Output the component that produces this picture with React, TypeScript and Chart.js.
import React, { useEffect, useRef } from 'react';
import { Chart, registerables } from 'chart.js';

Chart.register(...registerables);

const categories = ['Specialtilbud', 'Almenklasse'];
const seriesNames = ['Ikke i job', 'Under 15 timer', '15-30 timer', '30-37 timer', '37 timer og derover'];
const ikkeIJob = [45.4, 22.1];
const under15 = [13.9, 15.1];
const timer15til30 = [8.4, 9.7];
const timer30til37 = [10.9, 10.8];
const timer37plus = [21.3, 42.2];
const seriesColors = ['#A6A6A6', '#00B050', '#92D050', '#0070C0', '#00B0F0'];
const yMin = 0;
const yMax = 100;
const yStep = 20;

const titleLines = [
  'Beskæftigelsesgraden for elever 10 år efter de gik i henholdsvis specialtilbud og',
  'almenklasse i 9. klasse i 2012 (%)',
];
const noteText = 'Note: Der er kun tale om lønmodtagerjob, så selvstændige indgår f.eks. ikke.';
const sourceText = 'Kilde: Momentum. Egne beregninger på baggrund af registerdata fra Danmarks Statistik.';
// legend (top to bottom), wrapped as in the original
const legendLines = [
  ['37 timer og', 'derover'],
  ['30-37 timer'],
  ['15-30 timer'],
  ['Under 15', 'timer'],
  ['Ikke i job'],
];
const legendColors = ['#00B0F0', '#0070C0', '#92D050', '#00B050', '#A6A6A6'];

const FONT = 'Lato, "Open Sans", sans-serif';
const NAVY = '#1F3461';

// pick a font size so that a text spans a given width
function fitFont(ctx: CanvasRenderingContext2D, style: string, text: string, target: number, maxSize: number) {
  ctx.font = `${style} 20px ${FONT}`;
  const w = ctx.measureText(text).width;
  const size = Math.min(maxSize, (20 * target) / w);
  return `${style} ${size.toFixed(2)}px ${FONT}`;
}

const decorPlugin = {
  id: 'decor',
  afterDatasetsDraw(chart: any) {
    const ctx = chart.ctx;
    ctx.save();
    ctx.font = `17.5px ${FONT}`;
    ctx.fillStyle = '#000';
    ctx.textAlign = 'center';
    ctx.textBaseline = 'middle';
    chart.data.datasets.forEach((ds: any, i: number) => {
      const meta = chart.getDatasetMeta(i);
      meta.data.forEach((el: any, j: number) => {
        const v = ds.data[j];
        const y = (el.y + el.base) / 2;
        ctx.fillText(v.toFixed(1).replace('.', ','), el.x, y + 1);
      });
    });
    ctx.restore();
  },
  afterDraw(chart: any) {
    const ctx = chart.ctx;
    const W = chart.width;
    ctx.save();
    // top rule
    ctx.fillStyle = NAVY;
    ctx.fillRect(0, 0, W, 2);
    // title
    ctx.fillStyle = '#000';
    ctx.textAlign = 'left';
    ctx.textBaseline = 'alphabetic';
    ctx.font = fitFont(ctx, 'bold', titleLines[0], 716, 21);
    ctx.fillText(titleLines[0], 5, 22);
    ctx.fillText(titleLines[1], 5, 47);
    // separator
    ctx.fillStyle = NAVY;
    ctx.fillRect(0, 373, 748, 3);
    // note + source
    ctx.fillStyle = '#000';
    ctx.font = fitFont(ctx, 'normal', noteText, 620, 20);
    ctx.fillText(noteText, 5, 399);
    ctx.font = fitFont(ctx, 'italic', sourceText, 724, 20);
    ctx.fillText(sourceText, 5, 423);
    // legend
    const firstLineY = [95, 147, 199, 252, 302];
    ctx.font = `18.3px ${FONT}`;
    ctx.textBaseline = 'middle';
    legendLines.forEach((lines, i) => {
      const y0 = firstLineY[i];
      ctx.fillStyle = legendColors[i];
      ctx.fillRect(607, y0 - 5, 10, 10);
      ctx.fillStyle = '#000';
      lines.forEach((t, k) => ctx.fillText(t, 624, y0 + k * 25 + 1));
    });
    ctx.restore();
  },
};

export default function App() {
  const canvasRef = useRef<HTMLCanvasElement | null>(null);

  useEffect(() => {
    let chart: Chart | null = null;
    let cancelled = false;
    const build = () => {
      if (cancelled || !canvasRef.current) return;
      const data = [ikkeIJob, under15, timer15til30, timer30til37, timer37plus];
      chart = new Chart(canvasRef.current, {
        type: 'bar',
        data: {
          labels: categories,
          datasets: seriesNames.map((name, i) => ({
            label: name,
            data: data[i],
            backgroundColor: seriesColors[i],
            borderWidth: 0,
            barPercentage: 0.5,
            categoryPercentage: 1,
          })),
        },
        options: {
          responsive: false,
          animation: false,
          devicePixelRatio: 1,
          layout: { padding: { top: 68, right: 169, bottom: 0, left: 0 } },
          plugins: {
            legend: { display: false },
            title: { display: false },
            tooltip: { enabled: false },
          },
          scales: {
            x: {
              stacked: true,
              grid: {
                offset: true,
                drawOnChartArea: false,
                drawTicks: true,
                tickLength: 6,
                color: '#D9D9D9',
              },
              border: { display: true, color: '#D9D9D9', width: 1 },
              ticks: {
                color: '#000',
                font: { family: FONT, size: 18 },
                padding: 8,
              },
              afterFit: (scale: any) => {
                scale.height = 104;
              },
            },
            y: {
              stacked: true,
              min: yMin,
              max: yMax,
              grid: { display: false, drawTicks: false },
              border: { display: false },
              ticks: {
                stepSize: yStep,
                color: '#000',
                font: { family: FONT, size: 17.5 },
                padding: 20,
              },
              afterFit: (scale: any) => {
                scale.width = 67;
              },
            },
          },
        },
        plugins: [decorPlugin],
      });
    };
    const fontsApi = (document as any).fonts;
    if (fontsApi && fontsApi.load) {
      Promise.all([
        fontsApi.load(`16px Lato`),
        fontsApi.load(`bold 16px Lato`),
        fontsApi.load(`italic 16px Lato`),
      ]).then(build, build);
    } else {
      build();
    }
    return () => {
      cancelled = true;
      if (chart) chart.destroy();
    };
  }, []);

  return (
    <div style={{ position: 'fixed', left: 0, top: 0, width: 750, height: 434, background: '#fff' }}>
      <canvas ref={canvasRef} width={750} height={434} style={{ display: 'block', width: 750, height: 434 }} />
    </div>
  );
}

----

TASK GOAL:
Reproduce the material above exactly; please quote every line of it.

CORRECT OUTPUT:
Output the component that produces this picture with React, TypeScript and Chart.js.
import React, { useEffect, useRef } from 'react';
import { Chart, registerables } from 'chart.js';

Chart.register(...registerables);

const categories = ['Specialtilbud', 'Almenklasse'];
const seriesNames = ['Ikke i job', 'Under 15 timer', '15-30 timer', '30-37 timer', '37 timer og derover'];
const ikkeIJob = [45.4, 22.1];
const under15 = [13.9, 15.1];
const timer15til30 = [8.4, 9.7];
const timer30til37 = [10.9, 10.8];
const timer37plus = [21.3, 42.2];
const seriesColors = ['#A6A6A6', '#00B050', '#92D050', '#0070C0', '#00B0F0'];
const yMin = 0;
const yMax = 100;
const yStep = 20;

const titleLines = [
  'Beskæftigelsesgraden for elever 10 år efter de gik i henholdsvis specialtilbud og',
  'almenklasse i 9. klasse i 2012 (%)',
];
const noteText = 'Note: Der er kun tale om lønmodtagerjob, så selvstændige indgår f.eks. ikke.';
const sourceText = 'Kilde: Momentum. Egne beregninger på baggrund af registerdata fra Danmarks Statistik.';
// legend (top to bottom), wrapped as in the original
const legendLines = [
  ['37 timer og', 'derover'],
  ['30-37 timer'],
  ['15-30 timer'],
  ['Under 15', 'timer'],
  ['Ikke i job'],
];
const legendColors = ['#00B0F0', '#0070C0', '#92D050', '#00B050', '#A6A6A6'];

const FONT = 'Lato, "Open Sans", sans-serif';
const NAVY = '#1F3461';

// pick a font size so that a text spans a given width
function fitFont(ctx: CanvasRenderingContext2D, style: string, text: string, target: number, maxSize: number) {
  ctx.font = `${style} 20px ${FONT}`;
  const w = ctx.measureText(text).width;
  const size = Math.min(maxSize, (20 * target) / w);
  return `${style} ${size.toFixed(2)}px ${FONT}`;
}

const decorPlugin = {
  id: 'decor',
  afterDatasetsDraw(chart: any) {
    const ctx = chart.ctx;
    ctx.save();
    ctx.font = `17.5px ${FONT}`;
    ctx.fillStyle = '#000';
    ctx.textAlign = 'center';
    ctx.textBaseline = 'middle';
    chart.data.datasets.forEach((ds: any, i: number) => {
      const meta = chart.getDatasetMeta(i);
      meta.data.forEach((el: any, j: number) => {
        const v = ds.data[j];
        const y = (el.y + el.base) / 2;
        ctx.fillText(v.toFixed(1).replace('.', ','), el.x, y + 1);
      });
    });
    ctx.restore();
  },
  afterDraw(chart: any) {
    const ctx = chart.ctx;
    const W = chart.width;
    ctx.save();
    // top rule
    ctx.fillStyle = NAVY;
    ctx.fillRect(0, 0, W, 2);
    // title
    ctx.fillStyle = '#000';
    ctx.textAlign = 'left';
    ctx.textBaseline = 'alphabetic';
    ctx.font = fitFont(ctx, 'bold', titleLines[0], 716, 21);
    ctx.fillText(titleLines[0], 5, 22);
    ctx.fillText(titleLines[1], 5, 47);
    // separator
    ctx.fillStyle = NAVY;
    ctx.fillRect(0, 373, 748, 3);
    // note + source
    ctx.fillStyle = '#000';
    ctx.font = fitFont(ctx, 'normal', noteText, 620, 20);
    ctx.fillText(noteText, 5, 399);
    ctx.font = fitFont(ctx, 'italic', sourceText, 724, 20);
    ctx.fillText(sourceText, 5, 423);
    // legend
    const firstLineY = [95, 147, 199, 252, 302];
    ctx.font = `18.3px ${FONT}`;
    ctx.textBaseline = 'middle';
    legendLines.forEach((lines, i) => {
      const y0 = firstLineY[i];
      ctx.fillStyle = legendColors[i];
      ctx.fillRect(607, y0 - 5, 10, 10);
      ctx.fillStyle = '#000';
      lines.forEach((t, k) => ctx.fillText(t, 624, y0 + k * 25 + 1));
    });
    ctx.restore();
  },
};

export default function App() {
  const canvasRef = useRef<HTMLCanvasElement | null>(null);

  useEffect(() => {
    let chart: Chart | null = null;
    let cancelled = false;
    const build = () => {
      if (cancelled || !canvasRef.current) return;
      const data = [ikkeIJob, under15, timer15til30, timer30til37, timer37plus];
      chart = new Chart(canvasRef.current, {
        type: 'bar',
        data: {
          labels: categories,
          datasets: seriesNames.map((name, i) => ({
            label: name,
            data: data[i],
            backgroundColor: seriesColors[i],
            borderWidth: 0,
            barPercentage: 0.5,
            categoryPercentage: 1,
          })),
        },
        options: {
          responsive: false,
          animation: false,
          devicePixelRatio: 1,
          layout: { padding: { top: 68, right: 169, bottom: 0, left: 0 } },
          plugins: {
            legend: { display: false },
            title: { display: false },
            tooltip: { enabled: false },
          },
          scales: {
            x: {
              stacked: true,
              grid: {
                offset: true,
                drawOnChartArea: false,
                drawTicks: true,
                tickLength: 6,
                color: '#D9D9D9',
              },
              border: { display: true, color: '#D9D9D9', width: 1 },
              ticks: {
                color: '#000',
                font: { family: FONT, size: 18 },
                padding: 8,
              },
              afterFit: (scale: any) => {
                scale.height = 104;
              },
            },
            y: {
              stacked: true,
              min: yMin,
              max: yMax,
              grid: { display: false, drawTicks: false },
              border: { display: false },
              ticks: {
                stepSize: yStep,
                color: '#000',
                font: { family: FONT, size: 17.5 },
                padding: 20,
              },
              afterFit: (scale: any) => {
                scale.width = 67;
              },
            },
          },
        },
        plugins: [decorPlugin],
      });
    };
    const fontsApi = (document as any).fonts;
    if (fontsApi && fontsApi.load) {
      Promise.all([
        fontsApi.load(`16px Lato`),
        fontsApi.load(`bold 16px Lato`),
        fontsApi.load(`italic 16px Lato`),
      ]).then(build, build);
    } else {
      build();
    }
    return () => {
      cancelled = true;
      if (chart) chart.destroy();
    };
  }, []);

  return (
    <div style={{ position: 'fixed', left: 0, top: 0, width: 750, height: 434, background: '#fff' }}>
      <canvas ref={canvasRef} width={750} height={434} style={{ display: 'block', width: 750, height: 434 }} />
    </div>
  );
}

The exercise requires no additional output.